-- Dataset content start --
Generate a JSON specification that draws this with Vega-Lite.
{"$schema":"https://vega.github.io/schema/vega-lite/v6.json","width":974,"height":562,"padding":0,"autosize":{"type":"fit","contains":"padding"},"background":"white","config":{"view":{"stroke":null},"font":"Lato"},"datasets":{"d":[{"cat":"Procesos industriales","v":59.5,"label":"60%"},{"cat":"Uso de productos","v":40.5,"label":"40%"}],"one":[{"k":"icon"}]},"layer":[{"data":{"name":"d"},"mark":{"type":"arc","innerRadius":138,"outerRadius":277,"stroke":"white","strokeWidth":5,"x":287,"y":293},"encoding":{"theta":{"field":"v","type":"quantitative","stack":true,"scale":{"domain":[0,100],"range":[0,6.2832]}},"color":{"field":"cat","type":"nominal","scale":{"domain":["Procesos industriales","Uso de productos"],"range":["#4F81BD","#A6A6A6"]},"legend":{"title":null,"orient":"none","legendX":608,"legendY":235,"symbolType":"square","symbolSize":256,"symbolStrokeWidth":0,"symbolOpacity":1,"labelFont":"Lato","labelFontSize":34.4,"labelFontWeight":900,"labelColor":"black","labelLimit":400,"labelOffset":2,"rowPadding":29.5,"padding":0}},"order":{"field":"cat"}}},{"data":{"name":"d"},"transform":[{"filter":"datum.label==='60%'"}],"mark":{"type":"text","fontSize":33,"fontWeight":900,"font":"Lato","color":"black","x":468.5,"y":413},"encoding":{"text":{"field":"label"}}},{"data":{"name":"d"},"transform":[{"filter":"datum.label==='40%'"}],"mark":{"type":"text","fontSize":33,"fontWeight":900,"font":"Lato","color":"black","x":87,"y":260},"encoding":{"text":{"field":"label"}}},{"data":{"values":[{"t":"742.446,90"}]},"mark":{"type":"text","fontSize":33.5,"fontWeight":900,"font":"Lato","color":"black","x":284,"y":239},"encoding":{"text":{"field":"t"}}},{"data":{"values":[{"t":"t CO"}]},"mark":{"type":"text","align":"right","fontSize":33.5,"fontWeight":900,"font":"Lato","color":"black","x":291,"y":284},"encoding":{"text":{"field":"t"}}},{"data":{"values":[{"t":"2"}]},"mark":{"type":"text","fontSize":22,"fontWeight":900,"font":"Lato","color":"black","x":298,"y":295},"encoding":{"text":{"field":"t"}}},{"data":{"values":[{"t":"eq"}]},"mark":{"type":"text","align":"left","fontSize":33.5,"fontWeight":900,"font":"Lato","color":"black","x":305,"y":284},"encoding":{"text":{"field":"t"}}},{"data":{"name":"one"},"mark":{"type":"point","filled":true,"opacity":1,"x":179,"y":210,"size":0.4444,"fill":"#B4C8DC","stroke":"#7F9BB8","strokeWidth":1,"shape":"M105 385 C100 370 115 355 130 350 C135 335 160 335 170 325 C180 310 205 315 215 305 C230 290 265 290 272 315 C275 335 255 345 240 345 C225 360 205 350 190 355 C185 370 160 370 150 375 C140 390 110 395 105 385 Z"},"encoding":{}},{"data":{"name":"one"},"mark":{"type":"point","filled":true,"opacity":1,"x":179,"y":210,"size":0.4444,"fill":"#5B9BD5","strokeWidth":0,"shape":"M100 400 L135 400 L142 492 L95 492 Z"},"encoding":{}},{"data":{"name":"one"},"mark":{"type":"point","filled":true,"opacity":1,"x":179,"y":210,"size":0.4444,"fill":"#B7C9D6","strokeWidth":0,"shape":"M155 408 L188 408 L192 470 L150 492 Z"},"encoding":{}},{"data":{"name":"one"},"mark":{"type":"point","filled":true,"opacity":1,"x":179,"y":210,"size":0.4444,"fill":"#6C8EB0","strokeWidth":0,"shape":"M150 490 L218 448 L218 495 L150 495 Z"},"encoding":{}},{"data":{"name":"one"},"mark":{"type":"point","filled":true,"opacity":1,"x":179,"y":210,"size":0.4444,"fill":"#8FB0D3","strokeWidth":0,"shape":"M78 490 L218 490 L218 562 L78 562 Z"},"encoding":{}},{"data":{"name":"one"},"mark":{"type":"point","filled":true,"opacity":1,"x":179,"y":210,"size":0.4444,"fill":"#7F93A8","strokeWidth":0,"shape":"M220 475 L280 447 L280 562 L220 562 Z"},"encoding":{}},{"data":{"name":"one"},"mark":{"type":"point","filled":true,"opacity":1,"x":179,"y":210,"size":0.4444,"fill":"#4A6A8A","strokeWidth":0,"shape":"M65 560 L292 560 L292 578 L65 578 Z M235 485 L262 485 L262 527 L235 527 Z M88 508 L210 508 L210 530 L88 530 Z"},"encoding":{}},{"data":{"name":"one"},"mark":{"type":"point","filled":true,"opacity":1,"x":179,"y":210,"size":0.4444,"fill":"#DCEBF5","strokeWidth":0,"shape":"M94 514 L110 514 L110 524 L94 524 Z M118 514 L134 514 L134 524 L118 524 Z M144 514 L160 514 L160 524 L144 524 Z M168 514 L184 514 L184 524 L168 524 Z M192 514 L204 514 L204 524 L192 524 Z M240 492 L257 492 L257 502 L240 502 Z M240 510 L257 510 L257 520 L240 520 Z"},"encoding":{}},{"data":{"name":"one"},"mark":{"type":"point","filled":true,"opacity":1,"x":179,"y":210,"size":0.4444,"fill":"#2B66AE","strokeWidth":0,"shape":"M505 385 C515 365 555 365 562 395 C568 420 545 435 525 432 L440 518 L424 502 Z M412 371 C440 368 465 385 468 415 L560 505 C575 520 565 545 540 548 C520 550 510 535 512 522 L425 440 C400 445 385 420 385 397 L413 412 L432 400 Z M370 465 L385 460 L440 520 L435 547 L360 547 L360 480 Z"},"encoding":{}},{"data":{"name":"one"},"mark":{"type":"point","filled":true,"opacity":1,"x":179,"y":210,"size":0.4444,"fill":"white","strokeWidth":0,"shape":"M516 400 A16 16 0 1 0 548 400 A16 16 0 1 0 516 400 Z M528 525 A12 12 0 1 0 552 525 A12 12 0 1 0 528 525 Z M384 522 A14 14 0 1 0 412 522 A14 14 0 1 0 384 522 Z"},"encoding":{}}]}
-- Dataset content end --
-- Dataset content start --
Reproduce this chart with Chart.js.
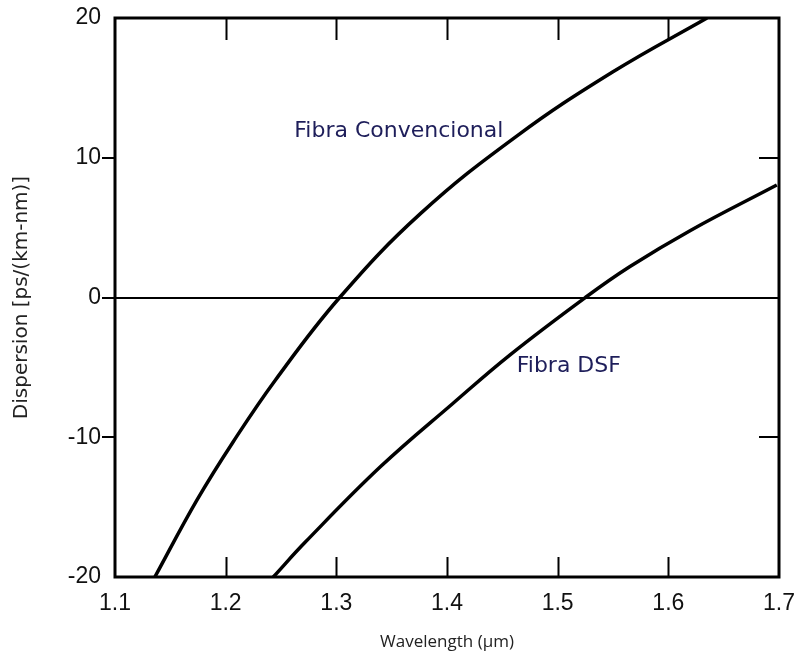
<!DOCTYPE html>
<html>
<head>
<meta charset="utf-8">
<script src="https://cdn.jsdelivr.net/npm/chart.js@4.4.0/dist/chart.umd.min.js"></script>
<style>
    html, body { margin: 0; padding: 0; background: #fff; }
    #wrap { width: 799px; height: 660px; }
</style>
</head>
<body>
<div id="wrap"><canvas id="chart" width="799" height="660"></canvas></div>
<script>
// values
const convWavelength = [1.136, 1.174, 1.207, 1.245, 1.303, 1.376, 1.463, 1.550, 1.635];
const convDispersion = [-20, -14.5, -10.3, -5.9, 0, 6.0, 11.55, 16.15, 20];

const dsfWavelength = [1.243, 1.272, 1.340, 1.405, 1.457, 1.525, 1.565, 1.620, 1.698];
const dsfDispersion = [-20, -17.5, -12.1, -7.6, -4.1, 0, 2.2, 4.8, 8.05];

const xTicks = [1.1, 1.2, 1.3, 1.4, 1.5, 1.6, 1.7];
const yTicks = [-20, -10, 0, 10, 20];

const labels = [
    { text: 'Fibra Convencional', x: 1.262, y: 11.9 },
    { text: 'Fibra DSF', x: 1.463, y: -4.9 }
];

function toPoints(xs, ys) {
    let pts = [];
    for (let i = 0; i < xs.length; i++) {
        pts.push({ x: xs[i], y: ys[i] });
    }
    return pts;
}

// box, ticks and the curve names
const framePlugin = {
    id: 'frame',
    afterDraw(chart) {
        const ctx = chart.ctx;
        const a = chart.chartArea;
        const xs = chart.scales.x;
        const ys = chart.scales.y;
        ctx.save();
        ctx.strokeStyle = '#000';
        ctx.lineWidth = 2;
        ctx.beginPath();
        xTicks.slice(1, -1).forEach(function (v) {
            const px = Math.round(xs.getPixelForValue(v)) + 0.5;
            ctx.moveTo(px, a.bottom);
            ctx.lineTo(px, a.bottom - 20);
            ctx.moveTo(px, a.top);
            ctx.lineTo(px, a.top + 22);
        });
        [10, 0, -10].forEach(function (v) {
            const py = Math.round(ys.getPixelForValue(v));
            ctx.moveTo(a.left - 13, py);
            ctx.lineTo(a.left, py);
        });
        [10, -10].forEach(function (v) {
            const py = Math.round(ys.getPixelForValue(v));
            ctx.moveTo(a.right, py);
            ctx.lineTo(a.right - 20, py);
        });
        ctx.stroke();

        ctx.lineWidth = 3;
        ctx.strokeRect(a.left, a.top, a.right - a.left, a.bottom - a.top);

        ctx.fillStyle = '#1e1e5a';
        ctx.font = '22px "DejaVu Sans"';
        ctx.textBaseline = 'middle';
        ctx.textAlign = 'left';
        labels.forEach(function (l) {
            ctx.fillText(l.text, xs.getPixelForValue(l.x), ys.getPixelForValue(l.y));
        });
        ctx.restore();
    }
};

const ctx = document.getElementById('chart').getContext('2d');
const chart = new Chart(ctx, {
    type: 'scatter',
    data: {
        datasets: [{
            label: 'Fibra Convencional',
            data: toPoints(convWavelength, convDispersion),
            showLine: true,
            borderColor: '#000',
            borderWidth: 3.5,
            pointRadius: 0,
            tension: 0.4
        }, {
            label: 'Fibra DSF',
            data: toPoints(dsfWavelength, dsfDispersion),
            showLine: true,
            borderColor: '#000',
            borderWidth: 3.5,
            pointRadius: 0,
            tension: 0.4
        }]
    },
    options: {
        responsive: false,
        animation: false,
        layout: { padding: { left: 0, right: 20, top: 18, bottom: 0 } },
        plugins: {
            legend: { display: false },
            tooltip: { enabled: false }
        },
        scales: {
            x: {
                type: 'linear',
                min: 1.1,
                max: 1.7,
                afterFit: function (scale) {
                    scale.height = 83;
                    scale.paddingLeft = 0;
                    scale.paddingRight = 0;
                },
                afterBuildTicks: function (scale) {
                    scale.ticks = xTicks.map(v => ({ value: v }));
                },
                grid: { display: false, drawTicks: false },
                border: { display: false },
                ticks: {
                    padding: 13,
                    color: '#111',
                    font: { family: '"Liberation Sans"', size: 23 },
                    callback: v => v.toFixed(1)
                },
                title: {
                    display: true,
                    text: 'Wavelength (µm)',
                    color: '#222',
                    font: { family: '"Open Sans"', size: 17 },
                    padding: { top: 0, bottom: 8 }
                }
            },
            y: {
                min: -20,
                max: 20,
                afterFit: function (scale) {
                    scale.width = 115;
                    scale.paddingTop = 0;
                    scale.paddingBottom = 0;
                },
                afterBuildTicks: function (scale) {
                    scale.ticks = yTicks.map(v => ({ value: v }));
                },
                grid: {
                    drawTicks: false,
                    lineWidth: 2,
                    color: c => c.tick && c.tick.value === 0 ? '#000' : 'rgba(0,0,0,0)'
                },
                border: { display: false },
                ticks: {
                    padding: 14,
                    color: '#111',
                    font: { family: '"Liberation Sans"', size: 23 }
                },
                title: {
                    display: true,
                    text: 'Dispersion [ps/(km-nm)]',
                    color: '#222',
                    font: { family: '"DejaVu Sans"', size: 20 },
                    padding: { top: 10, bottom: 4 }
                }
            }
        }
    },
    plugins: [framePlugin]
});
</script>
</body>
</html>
-- Dataset content end --
-- Dataset content start --
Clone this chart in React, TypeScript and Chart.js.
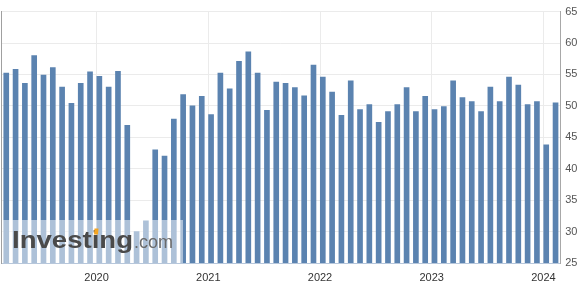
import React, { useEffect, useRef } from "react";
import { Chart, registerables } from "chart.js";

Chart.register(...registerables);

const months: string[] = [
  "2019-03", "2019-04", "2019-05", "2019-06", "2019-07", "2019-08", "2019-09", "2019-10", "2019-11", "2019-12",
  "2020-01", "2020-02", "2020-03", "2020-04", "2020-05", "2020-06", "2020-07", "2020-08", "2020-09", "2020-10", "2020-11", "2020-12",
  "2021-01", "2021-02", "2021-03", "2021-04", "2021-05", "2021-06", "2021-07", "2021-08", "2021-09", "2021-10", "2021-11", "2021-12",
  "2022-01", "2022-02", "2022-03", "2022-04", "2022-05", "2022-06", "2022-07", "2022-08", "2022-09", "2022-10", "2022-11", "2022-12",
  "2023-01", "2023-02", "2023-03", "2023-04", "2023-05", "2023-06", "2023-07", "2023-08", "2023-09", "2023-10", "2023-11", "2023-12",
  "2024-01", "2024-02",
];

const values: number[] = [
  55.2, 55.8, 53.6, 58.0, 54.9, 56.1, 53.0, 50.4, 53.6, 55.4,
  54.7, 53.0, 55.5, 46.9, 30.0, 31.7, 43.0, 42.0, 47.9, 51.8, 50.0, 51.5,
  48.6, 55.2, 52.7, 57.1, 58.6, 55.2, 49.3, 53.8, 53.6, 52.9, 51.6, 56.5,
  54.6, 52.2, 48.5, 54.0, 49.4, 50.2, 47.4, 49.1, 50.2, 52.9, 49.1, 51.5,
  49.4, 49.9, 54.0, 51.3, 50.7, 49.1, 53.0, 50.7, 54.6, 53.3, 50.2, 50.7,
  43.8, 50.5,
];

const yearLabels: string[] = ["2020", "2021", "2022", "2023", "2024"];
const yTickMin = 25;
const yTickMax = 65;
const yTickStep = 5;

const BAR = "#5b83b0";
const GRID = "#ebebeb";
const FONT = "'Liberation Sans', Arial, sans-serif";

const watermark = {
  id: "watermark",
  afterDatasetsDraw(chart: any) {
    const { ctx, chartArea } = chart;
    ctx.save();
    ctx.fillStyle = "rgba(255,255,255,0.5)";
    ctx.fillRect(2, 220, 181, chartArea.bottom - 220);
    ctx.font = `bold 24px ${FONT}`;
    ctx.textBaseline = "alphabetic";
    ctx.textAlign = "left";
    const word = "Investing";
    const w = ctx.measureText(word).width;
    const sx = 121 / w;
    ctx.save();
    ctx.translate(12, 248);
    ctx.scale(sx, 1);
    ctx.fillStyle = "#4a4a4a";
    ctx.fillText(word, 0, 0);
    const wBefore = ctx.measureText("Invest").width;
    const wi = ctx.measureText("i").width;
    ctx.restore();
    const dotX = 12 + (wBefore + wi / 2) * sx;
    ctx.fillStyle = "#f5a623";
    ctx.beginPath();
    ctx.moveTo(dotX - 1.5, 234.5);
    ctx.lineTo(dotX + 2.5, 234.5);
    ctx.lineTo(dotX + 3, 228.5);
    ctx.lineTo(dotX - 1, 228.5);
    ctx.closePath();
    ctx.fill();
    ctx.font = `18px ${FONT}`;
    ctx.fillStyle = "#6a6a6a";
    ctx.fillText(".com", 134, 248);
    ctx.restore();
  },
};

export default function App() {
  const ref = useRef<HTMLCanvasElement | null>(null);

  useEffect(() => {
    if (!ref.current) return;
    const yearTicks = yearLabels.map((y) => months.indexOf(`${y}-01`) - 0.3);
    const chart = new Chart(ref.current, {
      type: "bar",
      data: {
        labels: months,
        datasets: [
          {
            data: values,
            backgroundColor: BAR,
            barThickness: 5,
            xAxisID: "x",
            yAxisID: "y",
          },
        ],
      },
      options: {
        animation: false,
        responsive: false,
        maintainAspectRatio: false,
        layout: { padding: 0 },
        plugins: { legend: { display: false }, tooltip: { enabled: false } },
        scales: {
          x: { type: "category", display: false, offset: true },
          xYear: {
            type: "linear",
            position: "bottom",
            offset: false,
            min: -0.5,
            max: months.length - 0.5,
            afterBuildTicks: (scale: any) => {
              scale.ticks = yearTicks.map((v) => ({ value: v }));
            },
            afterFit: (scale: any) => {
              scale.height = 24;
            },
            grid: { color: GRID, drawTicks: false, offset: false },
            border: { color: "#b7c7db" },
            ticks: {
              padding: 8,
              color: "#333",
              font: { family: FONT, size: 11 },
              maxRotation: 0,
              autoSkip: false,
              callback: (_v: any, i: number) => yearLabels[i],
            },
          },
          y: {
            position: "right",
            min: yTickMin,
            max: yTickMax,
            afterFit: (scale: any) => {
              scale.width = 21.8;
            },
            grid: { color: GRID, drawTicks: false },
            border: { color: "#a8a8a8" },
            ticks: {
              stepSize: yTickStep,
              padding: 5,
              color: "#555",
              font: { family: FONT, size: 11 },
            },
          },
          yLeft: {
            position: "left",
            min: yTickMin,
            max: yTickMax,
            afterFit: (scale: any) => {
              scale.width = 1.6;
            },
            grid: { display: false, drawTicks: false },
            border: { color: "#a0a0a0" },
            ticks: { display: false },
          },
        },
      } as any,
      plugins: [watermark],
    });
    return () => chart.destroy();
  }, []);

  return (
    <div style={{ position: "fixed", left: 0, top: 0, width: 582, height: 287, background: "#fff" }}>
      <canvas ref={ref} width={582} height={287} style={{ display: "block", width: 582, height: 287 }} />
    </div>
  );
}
-- Dataset content end --
- What you are asked to do -
From the entries above, extract every line where the word "with" appears.

- Solution to this exercise -
Generate a JSON specification that draws this with Vega-Lite.
Reproduce this chart with Chart.js.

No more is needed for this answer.